I don't observe any data to prove it's good for performance in our internal performance track system running on various hardware. Instead, your patch brings -1.5% drop for CPU2017rerf/557.xz on server side and -2% drop for coremark-pro/core on desktop side. In scenario with big register pressure such as loops with a lot of LiveIntervals, optimistically assuming critical VR (LiveInterval) to be ReMaterializable (but it's not in reality) will make RA tend to spill the critical VR, which is definitely bad for performance.

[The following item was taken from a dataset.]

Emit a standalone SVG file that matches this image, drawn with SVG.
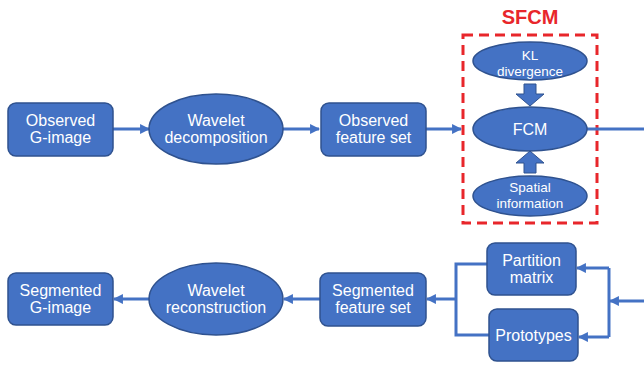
<svg xmlns="http://www.w3.org/2000/svg" width="644" height="365" viewBox="0 0 644 365">
<defs>
<style>
.n{fill:#4472C4;stroke:#2F528F;stroke-width:1.5}
.t{fill:#fff;font-family:"Liberation Sans",Arial,sans-serif;font-size:16px;text-anchor:middle}
.s{font-size:13.5px}
.c{fill:none;stroke:#4472C4;stroke-width:3}
.b{fill:#4472C4;stroke:#2F528F;stroke-width:1}
</style>
<marker id="ah" viewBox="0 0 10 10" refX="9" refY="5" markerWidth="3.3" markerHeight="3.3" orient="auto" markerUnits="strokeWidth">
<path d="M0,0L10,5L0,10z" fill="#4472C4"/>
</marker>
</defs>
<rect width="644" height="365" fill="#fff"/>
<g id="sfcm">
<rect x="463" y="35" width="134" height="188" fill="none" stroke="#E8262B" stroke-width="3" stroke-dasharray="10,6"/>
<text x="530" y="24" fill="#E8262B" font-family="Liberation Sans,Arial,sans-serif" font-size="20" font-weight="bold" text-anchor="middle">SFCM</text>
</g>
<g id="connectors">
<line class="c" x1="113" y1="129" x2="149" y2="129" marker-end="url(#ah)"/>
<line class="c" x1="283" y1="129" x2="319" y2="129" marker-end="url(#ah)"/>
<line class="c" x1="426" y1="129" x2="461" y2="129" marker-end="url(#ah)"/>
<line class="c" x1="587" y1="129" x2="644" y2="129"/>
<line class="c" x1="644" y1="301" x2="610" y2="301" marker-end="url(#ah)"/>
<polyline class="c" points="609,268 609,337"/>
<line class="c" x1="609" y1="268" x2="577" y2="268" marker-end="url(#ah)"/>
<line class="c" x1="609" y1="337" x2="579" y2="337" marker-end="url(#ah)"/>
<polyline class="c" points="488,264 456,264 456,335 490,335"/>
<line class="c" x1="456" y1="299" x2="427" y2="299" marker-end="url(#ah)"/>
<line class="c" x1="320" y1="299" x2="284" y2="299" marker-end="url(#ah)"/>
<line class="c" x1="150" y1="299" x2="114" y2="299" marker-end="url(#ah)"/>
<path class="b" d="M524,84H536V94H544L530,106L516,94H524Z"/>
<path class="b" d="M524,173H536V163H544L530,151L516,163H524Z"/>
</g>
<g id="observed-g-image">
<rect class="n" x="8" y="103" width="105" height="53" rx="8"/>
<text class="t" x="60.5" y="126">Observed</text>
<text class="t" x="60.5" y="143">G-image</text>
</g>
<g id="wavelet-decomposition">
<ellipse class="n" cx="216" cy="129" rx="67" ry="35"/>
<text class="t" x="216" y="126">Wavelet</text>
<text class="t" x="216" y="143">decomposition</text>
</g>
<g id="observed-feature-set">
<rect class="n" x="321" y="103" width="105" height="53" rx="8"/>
<text class="t" x="373.5" y="126">Observed</text>
<text class="t" x="373.5" y="143">feature set</text>
</g>
<g id="kl-divergence">
<ellipse class="n" cx="530" cy="61" rx="57" ry="19"/>
<text class="t s" x="530" y="60">KL</text>
<text class="t s" x="530" y="76">divergence</text>
</g>
<g id="fcm">
<ellipse class="n" cx="530" cy="129" rx="57" ry="22"/>
<text class="t" x="530" y="135">FCM</text>
</g>
<g id="spatial-information">
<ellipse class="n" cx="530" cy="196" rx="57" ry="20"/>
<text class="t s" x="530" y="192">Spatial</text>
<text class="t s" x="530" y="208">information</text>
</g>
<g id="partition-matrix">
<rect class="n" x="487" y="243" width="89" height="52" rx="8"/>
<text class="t" x="531.5" y="266">Partition</text>
<text class="t" x="531.5" y="283">matrix</text>
</g>
<g id="prototypes">
<rect class="n" x="489" y="309" width="89" height="52" rx="8"/>
<text class="t" x="533.5" y="341">Prototypes</text>
</g>
<g id="segmented-feature-set">
<rect class="n" x="320" y="273" width="106" height="53" rx="8"/>
<text class="t" x="373" y="296">Segmented</text>
<text class="t" x="373" y="313">feature set</text>
</g>
<g id="wavelet-reconstruction">
<ellipse class="n" cx="216" cy="299" rx="67" ry="36"/>
<text class="t" x="216" y="296">Wavelet</text>
<text class="t" x="216" y="313">reconstruction</text>
</g>
<g id="segmented-g-image">
<rect class="n" x="8" y="273" width="105" height="52" rx="8"/>
<text class="t" x="60.5" y="296">Segmented</text>
<text class="t" x="60.5" y="313">G-image</text>
</g>
</svg>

Could you please revert this change or at least make it not impact our X86 CPU BE? I don't observe the conflicted change bring any benefit but It results at least 2 regressions for X86 CPU BE.

Since this is second perf regression report I will revert it.

I still consider this a good experiment as it has uncovered couple RA bugs in the process.

I still consider this a good experiment as it has uncovered couple RA bugs in the process.

Yes, It's a great experiment.

Thanks!
Wei

vporpo added a subscriber: vporpo.Oct 11 2021, 7:53 PM

Just to add that this patch caused a huge compilation time increase in some workloads, with the majority of time spent in eliminateDeadDefs() called by rematerializeAll(). The compilation time regression was gone after this patch was reverted.

fhahn added a subscriber: fhahn.Oct 12 2021, 3:09 AM

Just to add that this patch caused a huge compilation time increase in some workloads, with the majority of time spent in eliminateDeadDefs() called by rematerializeAll(). The compilation time regression was gone after this patch was reverted.

Would it be possible to share a reproducer for the issue? Without a reprocducer, it will be hard to track down the compile-time issue.

foad added a subscriber: foad.Oct 20 2021, 2:23 AM
Carrot added a subscriber: Carrot.May 16 2022, 11:24 AM

@rampitec, any follow up on this patch?

@rampitec, any follow up on this patch?

Not planned. It is reverted and AMDGPU specific patch was landed instead. I do not have a capacity to fix all regressions including performance on all targets.